A weekend is not long enough to take in all that this location has to offer: twenty-two floors, 180 rooms, and a sleek style that pays homage to the neighborhood’s history in the fashion industry. When you first walk in, it might surprise you that Archer is a hotel at all; the lobby looks more like the entrance to a swanky restaurant, a sentiment enhanced by the actual chic, industrial-style bar to the right of the main door and the Charlie Palmer Group’s recently relocated Charlie Palmer Steak just beyond. But look to the left and you will find a robust marble counter staffed with smiling concierges eager to check you in and show you to your snug and fashionable room.
The hotel transports guests back to a period where indulgence was not frowned upon. Every detail, from the tufted couches to the box of complimentary old-school kids toys to the leather desk caddies, comes down to a simple formula: the merging of comfortability and refinement into the space.
Archer exceeds with little touches of creativity (all original artwork), at the courtesy of Manhattan-based creatives Deborah Goodman Davis and Liz Sterling, which add an ingenious characteristic to the art. Paintings and photographs found throughout the hotel are the products of local artists. Pay special attention to the intriguing photo display by Martin Klimas in the parlor of colorful paint moving to different iconic songs, and the dress sculpture by Thea Lanzisero, which pays respect to the hotel’s Garment District history.
A unique thing the designers did when planning Archer was to blend a comfortable refinement into the space. You will feel it whether you’re lounging in the industrial-chic lobby or tipping back a few cocktails at the bar.
If traveling with family, ask at the front desk to peek into the Kid in Archer Box, a secret treat for the younger guests. Inside, kids will see old-fashioned toys, including Alexander McQueen paper dolls, a Barrel of Monkeys, and a miniature Etch A Sketch. Each child gets to pick a toy to keep, and for adults who book direct, there’s a special deck of cards with etiquette tips and a voucher for $20 off any food, drink, or service the hotel offers.
Although there is no gym in this boutique hotel, it does provide you with passes to the New York Sports Club, a mere four-minute walk away. The perk about this setup is that instead of a tiny gym inside the hotel, you get unlimited access to a larger establishment complete with towel service, a sauna and steam room, and classes including cardio kickboxing, zumba, spinning, and yoga.

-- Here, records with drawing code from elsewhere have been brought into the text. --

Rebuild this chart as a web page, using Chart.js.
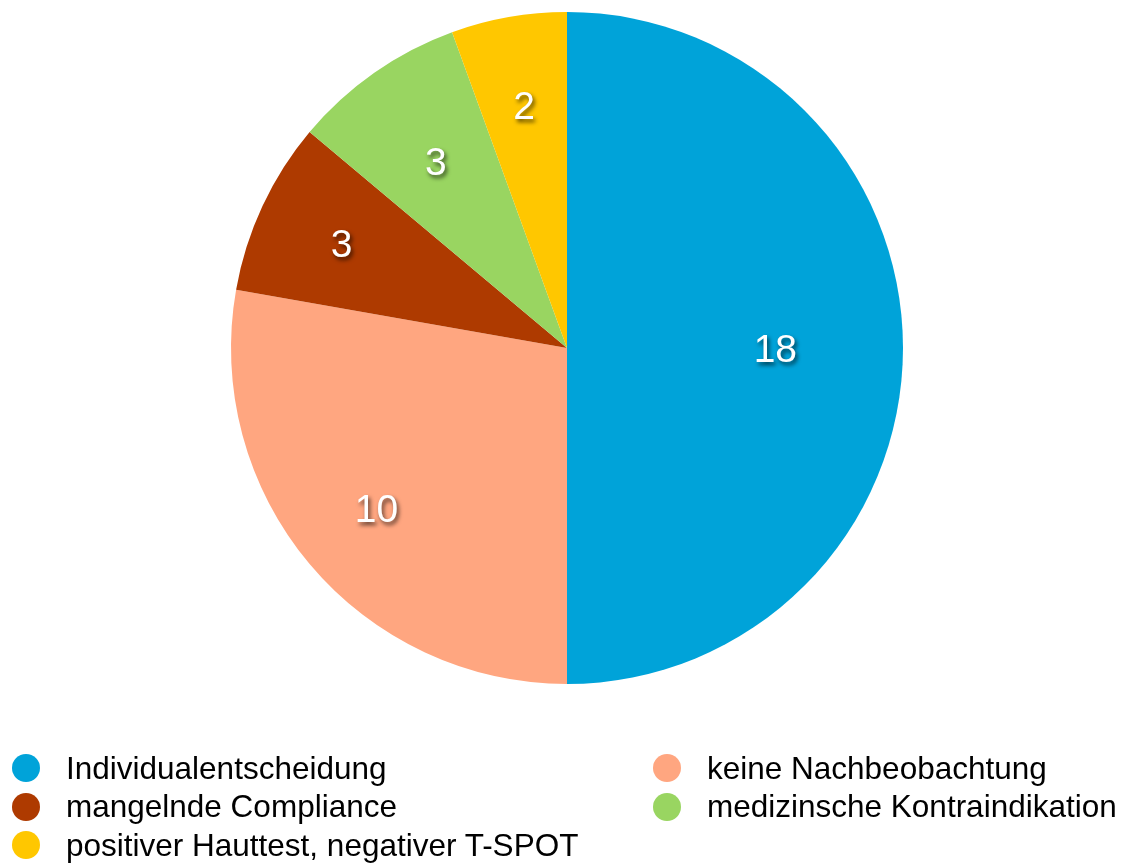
<!DOCTYPE html>
<html>
<head>
<meta charset="utf-8">
<script src="https://cdn.jsdelivr.net/npm/chart.js@4/dist/chart.umd.min.js"></script>
<style>
	html, body { margin: 0; padding: 0; background: #fff; }
	#wrap { position: relative; width: 1130px; height: 864px; }
	#legend {
		position: absolute; left: 12px; top: 749px;
		display: grid; grid-template-columns: 641px 477px;
		font-family: "Liberation Sans", Arial, sans-serif; font-size: 31.5px; color: #000;
	}
	.item { display: flex; align-items: center; height: 38.5px; white-space: nowrap; }
	.dot { width: 28px; height: 28px; border-radius: 50%; margin-right: 26px; flex: none; }
</style>
</head>
<body>
<div id="wrap">
	<canvas id="chart" width="1130" height="864"></canvas>
	<div id="legend"></div>
</div>
<script>
const labels = ['Individualentscheidung', 'keine Nachbeobachtung', 'mangelnde Compliance', 'medizinsche Kontraindikation', 'positiver Hauttest, negativer T-SPOT'];
const values = [18, 10, 3, 3, 2];
const colors = ['#00A3D9', '#FFA680', '#AE3A00', '#99D561', '#FFC700'];

// radius factor where each value label sits
const labelRadius = [0.62, 0.74, 0.74, 0.68, 0.735];

const sliceLabels = {
	id: 'sliceLabels',
	afterDatasetsDraw(chart) {
		const ctx = chart.ctx;
		const meta = chart.getDatasetMeta(0);
		ctx.save();
		ctx.font = '39px "Liberation Sans", Arial, sans-serif';
		ctx.textAlign = 'center';
		ctx.textBaseline = 'middle';
		ctx.fillStyle = '#fff';
		ctx.shadowColor = 'rgba(0,0,0,0.65)';
		ctx.shadowBlur = 4;
		ctx.shadowOffsetX = 2;
		ctx.shadowOffsetY = 3;
		meta.data.forEach((arc, i) => {
			const p = arc.getProps(['x', 'y', 'startAngle', 'endAngle', 'outerRadius'], true);
			const mid = (p.startAngle + p.endAngle) / 2;
			const r = p.outerRadius * labelRadius[i];
			ctx.fillText(String(values[i]), p.x + Math.cos(mid) * r, p.y + Math.sin(mid) * r + 3);
		});
		ctx.restore();
	}
};

const chart = new Chart(document.getElementById('chart'), {
	type: 'pie',
	data: {
		labels,
		datasets: [{ data: values, backgroundColor: colors, borderWidth: 0 }]
	},
	options: {
		responsive: false,
		animation: false,
		layout: { padding: { top: 12, bottom: 180, left: 4, right: 0 } },
		plugins: { legend: { display: false }, tooltip: { enabled: false } }
	},
	plugins: [sliceLabels]
});

const legend = document.getElementById('legend');
labels.forEach((l, i) => {
	const item = document.createElement('div');
	item.className = 'item';
	item.innerHTML = `<span class="dot" style="background:${colors[i]}"></span><span>${l}</span>`;
	legend.appendChild(item);
});
</script>
</body>
</html>
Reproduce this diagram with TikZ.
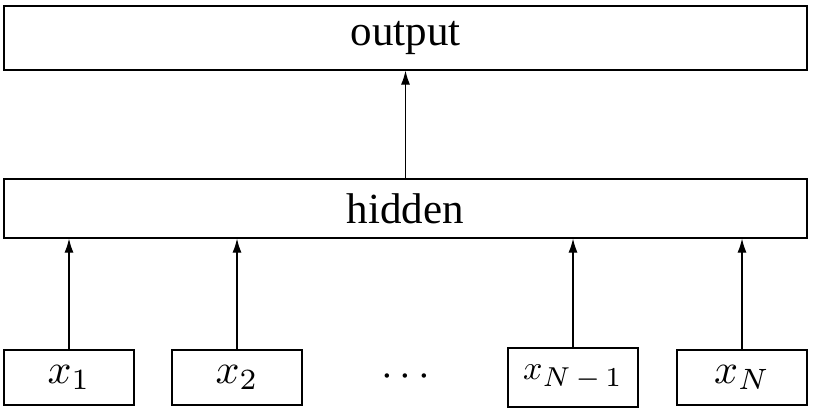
\documentclass[tikz,border=0pt]{standalone}
\usepackage{fix-cm}
\usepackage{graphicx}
\usepackage{fontspec}
\setmainfont{Liberation Serif}
\usetikzlibrary{arrows.meta}
\begin{document}
\begin{tikzpicture}[x=1pt,y=-1pt,
  box/.style={draw,line width=1.2pt,inner sep=0pt,anchor=center},
  widebox/.style={box,minimum width=803pt},
  inbox/.style={box,minimum width=130pt,minimum height=55pt},
  txt/.style={font=\fontsize{43}{48}\selectfont},
  arr/.style={line width=1.2pt,-{Latex[length=14pt,width=9pt]}}]
\useasboundingbox (0,0) rectangle (832,420);
\node[widebox,minimum height=64pt,txt] (out) at (405.5,38) {output};
\node[widebox,minimum height=59pt,txt] (hid) at (405.5,208.5) {hidden};
\node[inbox] (x1) at (69,377.5) {\scalebox{4.2}{$x_1$}};
\node[inbox] (x2) at (237,377.5) {\scalebox{4.2}{$x_2$}};
\node[inbox,minimum height=59pt] (xn1) at (573,377.5) {\scalebox{3.4}{$x_{\scalebox{1.15}{$\scriptstyle N\mkern3mu-\mkern3mu1$}}$}};
\node[inbox] (xn) at (742,377.5) {\scalebox{4.2}{$x_N$}};
\node (dots) at (405.5,377.5) {\scalebox{4.2}{$\cdots$}};
\draw[arr] (hid.north) -- (out.south);
\draw[arr] (x1.north) -- (x1.north |- hid.south);
\draw[arr] (x2.north) -- (x2.north |- hid.south);
\draw[arr] (xn1.north) -- (xn1.north |- hid.south);
\draw[arr] (xn.north) -- (xn.north |- hid.south);
\end{tikzpicture}
\end{document}
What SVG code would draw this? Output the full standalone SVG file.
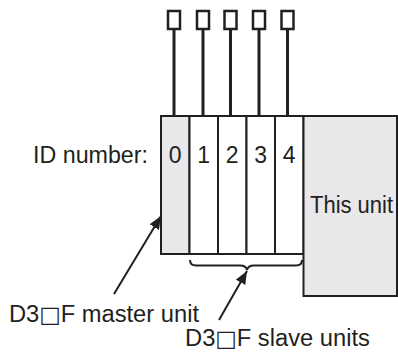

The rooms are compact yet functional, designed to maximum capacity. The specially made bed frames offer luggage storage and drawers, there are full-length mirrors on the doors, and the subwaytiled bathroom is spacious enough for a comfortable shower and a shave for two. As far as in-room amenities go, there are Frette robes and slippers, the closet contains high-end umbrellas designed by the Museum of Modern Art, as well as laptop safes, everyone gets use of a Nespresso machine, and the refrigerated minibar comes stocked with made-in-NYC foodstuffs.
Food and Drinks
The Archer Foyer Bar craft-cocktail spot caters to the restaurant, the parlor, and the outdoor seating area in front of the hotel. In nice weather, the garage-style doors open up toward the street-side, increasing the size of the space.
Take a few steps deeper into the hotel and enjoy a seasonal menu featuring exceptional American beef, world-class wine, and craft cocktails at Charlie Palmer Steak.
You can also order bites from Spyglass, a stunning rooftop bar and restaurant featuring industrial steel beams mixed with modish purple leather chairs and a sleek, steel-lined bar. This indoor-outdoor space is surrounded by windows that open up, so even if it’s raining, you still feel like you are sipping cocktails alfresco. Give drinks like the sparkling 75, a refreshing Cucumber Crisp, or a modern take on the classic Manhattan a try—they’re sure to become go-to options for guests and locals alike.